Without including the pictures, copy out every line below.

▸ **COLLECTED MATERIAL**:
------------------------------
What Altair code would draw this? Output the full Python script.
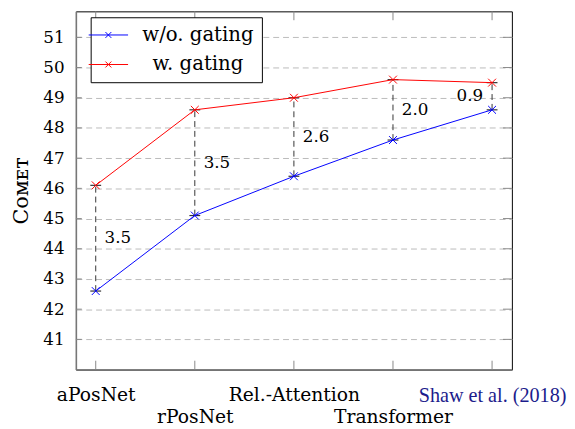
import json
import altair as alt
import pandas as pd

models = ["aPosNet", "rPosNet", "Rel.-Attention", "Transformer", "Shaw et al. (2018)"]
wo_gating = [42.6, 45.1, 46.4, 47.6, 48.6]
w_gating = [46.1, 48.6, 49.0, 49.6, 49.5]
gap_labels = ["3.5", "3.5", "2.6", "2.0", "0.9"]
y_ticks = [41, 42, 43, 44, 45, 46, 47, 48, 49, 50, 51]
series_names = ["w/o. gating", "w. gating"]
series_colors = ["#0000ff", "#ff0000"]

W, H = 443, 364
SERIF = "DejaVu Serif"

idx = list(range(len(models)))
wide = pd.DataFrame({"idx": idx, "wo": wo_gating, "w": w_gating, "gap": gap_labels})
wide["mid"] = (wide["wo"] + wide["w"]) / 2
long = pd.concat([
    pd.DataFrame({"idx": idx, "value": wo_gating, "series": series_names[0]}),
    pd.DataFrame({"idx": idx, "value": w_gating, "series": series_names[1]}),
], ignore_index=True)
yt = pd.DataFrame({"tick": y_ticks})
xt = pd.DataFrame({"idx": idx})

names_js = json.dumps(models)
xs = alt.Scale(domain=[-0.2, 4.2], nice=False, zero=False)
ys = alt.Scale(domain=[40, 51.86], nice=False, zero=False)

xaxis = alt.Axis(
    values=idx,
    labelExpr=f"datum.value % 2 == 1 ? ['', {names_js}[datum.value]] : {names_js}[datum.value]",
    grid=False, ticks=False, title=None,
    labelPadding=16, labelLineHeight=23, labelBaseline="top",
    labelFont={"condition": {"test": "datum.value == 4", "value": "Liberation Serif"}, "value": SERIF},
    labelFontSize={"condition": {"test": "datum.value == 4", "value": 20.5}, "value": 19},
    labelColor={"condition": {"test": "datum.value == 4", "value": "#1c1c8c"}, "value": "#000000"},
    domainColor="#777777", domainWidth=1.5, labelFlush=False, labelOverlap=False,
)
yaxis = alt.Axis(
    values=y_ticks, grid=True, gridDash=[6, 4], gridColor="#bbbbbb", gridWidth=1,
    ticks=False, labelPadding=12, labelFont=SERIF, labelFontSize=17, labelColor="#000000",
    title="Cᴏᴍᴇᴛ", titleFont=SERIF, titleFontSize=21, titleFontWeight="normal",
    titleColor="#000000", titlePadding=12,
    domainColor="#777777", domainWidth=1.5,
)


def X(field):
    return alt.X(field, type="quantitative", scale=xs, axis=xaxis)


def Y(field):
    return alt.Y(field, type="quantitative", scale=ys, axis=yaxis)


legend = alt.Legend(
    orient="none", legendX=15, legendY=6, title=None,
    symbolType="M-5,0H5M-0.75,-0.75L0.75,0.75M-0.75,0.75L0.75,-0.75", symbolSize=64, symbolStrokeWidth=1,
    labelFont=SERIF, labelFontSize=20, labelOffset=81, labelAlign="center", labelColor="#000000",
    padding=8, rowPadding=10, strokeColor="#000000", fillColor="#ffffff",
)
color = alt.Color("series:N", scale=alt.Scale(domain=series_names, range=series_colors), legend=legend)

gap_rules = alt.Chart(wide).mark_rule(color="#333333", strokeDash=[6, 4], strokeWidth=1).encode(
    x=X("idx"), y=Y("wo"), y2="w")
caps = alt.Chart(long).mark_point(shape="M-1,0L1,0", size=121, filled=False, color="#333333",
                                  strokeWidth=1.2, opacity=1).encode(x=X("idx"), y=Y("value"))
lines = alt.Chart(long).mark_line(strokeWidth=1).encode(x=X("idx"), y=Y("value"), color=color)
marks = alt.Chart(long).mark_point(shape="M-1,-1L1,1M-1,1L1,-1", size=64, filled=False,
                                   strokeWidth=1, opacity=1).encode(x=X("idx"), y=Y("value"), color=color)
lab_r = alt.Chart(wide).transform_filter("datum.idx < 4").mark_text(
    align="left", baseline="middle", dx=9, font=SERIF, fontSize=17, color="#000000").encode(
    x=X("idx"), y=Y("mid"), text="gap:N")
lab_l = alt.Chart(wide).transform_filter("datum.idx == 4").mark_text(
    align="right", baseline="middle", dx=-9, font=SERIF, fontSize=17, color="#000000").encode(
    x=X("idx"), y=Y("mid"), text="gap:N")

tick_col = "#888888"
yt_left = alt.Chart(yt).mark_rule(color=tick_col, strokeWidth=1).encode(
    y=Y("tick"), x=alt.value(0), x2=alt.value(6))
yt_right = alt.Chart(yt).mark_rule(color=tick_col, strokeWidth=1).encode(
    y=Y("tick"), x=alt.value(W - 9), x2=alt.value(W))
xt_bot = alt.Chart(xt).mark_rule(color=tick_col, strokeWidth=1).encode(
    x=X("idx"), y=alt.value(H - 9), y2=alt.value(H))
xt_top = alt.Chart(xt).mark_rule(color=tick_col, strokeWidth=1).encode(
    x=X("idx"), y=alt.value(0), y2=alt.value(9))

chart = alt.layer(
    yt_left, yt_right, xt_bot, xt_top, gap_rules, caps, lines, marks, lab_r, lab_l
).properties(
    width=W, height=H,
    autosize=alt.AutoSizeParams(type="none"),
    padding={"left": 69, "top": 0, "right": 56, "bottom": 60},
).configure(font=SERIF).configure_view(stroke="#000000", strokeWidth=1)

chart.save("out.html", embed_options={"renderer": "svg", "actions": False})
------------------------------
▸ **TASK ANSWER**:
What Altair code would draw this? Output the full Python script.
import json
import altair as alt
import pandas as pd

models = ["aPosNet", "rPosNet", "Rel.-Attention", "Transformer", "Shaw et al. (2018)"]
wo_gating = [42.6, 45.1, 46.4, 47.6, 48.6]
w_gating = [46.1, 48.6, 49.0, 49.6, 49.5]
gap_labels = ["3.5", "3.5", "2.6", "2.0", "0.9"]
y_ticks = [41, 42, 43, 44, 45, 46, 47, 48, 49, 50, 51]
series_names = ["w/o. gating", "w. gating"]
series_colors = ["#0000ff", "#ff0000"]

W, H = 443, 364
SERIF = "DejaVu Serif"

idx = list(range(len(models)))
wide = pd.DataFrame({"idx": idx, "wo": wo_gating, "w": w_gating, "gap": gap_labels})
wide["mid"] = (wide["wo"] + wide["w"]) / 2
long = pd.concat([
    pd.DataFrame({"idx": idx, "value": wo_gating, "series": series_names[0]}),
    pd.DataFrame({"idx": idx, "value": w_gating, "series": series_names[1]}),
], ignore_index=True)
yt = pd.DataFrame({"tick": y_ticks})
xt = pd.DataFrame({"idx": idx})

names_js = json.dumps(models)
xs = alt.Scale(domain=[-0.2, 4.2], nice=False, zero=False)
ys = alt.Scale(domain=[40, 51.86], nice=False, zero=False)

xaxis = alt.Axis(
    values=idx,
    labelExpr=f"datum.value % 2 == 1 ? ['', {names_js}[datum.value]] : {names_js}[datum.value]",
    grid=False, ticks=False, title=None,
    labelPadding=16, labelLineHeight=23, labelBaseline="top",
    labelFont={"condition": {"test": "datum.value == 4", "value": "Liberation Serif"}, "value": SERIF},
    labelFontSize={"condition": {"test": "datum.value == 4", "value": 20.5}, "value": 19},
    labelColor={"condition": {"test": "datum.value == 4", "value": "#1c1c8c"}, "value": "#000000"},
    domainColor="#777777", domainWidth=1.5, labelFlush=False, labelOverlap=False,
)
yaxis = alt.Axis(
    values=y_ticks, grid=True, gridDash=[6, 4], gridColor="#bbbbbb", gridWidth=1,
    ticks=False, labelPadding=12, labelFont=SERIF, labelFontSize=17, labelColor="#000000",
    title="Cᴏᴍᴇᴛ", titleFont=SERIF, titleFontSize=21, titleFontWeight="normal",
    titleColor="#000000", titlePadding=12,
    domainColor="#777777", domainWidth=1.5,
)


def X(field):
    return alt.X(field, type="quantitative", scale=xs, axis=xaxis)


def Y(field):
    return alt.Y(field, type="quantitative", scale=ys, axis=yaxis)


legend = alt.Legend(
    orient="none", legendX=15, legendY=6, title=None,
    symbolType="M-5,0H5M-0.75,-0.75L0.75,0.75M-0.75,0.75L0.75,-0.75", symbolSize=64, symbolStrokeWidth=1,
    labelFont=SERIF, labelFontSize=20, labelOffset=81, labelAlign="center", labelColor="#000000",
    padding=8, rowPadding=10, strokeColor="#000000", fillColor="#ffffff",
)
color = alt.Color("series:N", scale=alt.Scale(domain=series_names, range=series_colors), legend=legend)

gap_rules = alt.Chart(wide).mark_rule(color="#333333", strokeDash=[6, 4], strokeWidth=1).encode(
    x=X("idx"), y=Y("wo"), y2="w")
caps = alt.Chart(long).mark_point(shape="M-1,0L1,0", size=121, filled=False, color="#333333",
                                  strokeWidth=1.2, opacity=1).encode(x=X("idx"), y=Y("value"))
lines = alt.Chart(long).mark_line(strokeWidth=1).encode(x=X("idx"), y=Y("value"), color=color)
marks = alt.Chart(long).mark_point(shape="M-1,-1L1,1M-1,1L1,-1", size=64, filled=False,
                                   strokeWidth=1, opacity=1).encode(x=X("idx"), y=Y("value"), color=color)
lab_r = alt.Chart(wide).transform_filter("datum.idx < 4").mark_text(
    align="left", baseline="middle", dx=9, font=SERIF, fontSize=17, color="#000000").encode(
    x=X("idx"), y=Y("mid"), text="gap:N")
lab_l = alt.Chart(wide).transform_filter("datum.idx == 4").mark_text(
    align="right", baseline="middle", dx=-9, font=SERIF, fontSize=17, color="#000000").encode(
    x=X("idx"), y=Y("mid"), text="gap:N")

tick_col = "#888888"
yt_left = alt.Chart(yt).mark_rule(color=tick_col, strokeWidth=1).encode(
    y=Y("tick"), x=alt.value(0), x2=alt.value(6))
yt_right = alt.Chart(yt).mark_rule(color=tick_col, strokeWidth=1).encode(
    y=Y("tick"), x=alt.value(W - 9), x2=alt.value(W))
xt_bot = alt.Chart(xt).mark_rule(color=tick_col, strokeWidth=1).encode(
    x=X("idx"), y=alt.value(H - 9), y2=alt.value(H))
xt_top = alt.Chart(xt).mark_rule(color=tick_col, strokeWidth=1).encode(
    x=X("idx"), y=alt.value(0), y2=alt.value(9))

chart = alt.layer(
    yt_left, yt_right, xt_bot, xt_top, gap_rules, caps, lines, marks, lab_r, lab_l
).properties(
    width=W, height=H,
    autosize=alt.AutoSizeParams(type="none"),
    padding={"left": 69, "top": 0, "right": 56, "bottom": 60},
).configure(font=SERIF).configure_view(stroke="#000000", strokeWidth=1)

chart.save("out.html", embed_options={"renderer": "svg", "actions": False})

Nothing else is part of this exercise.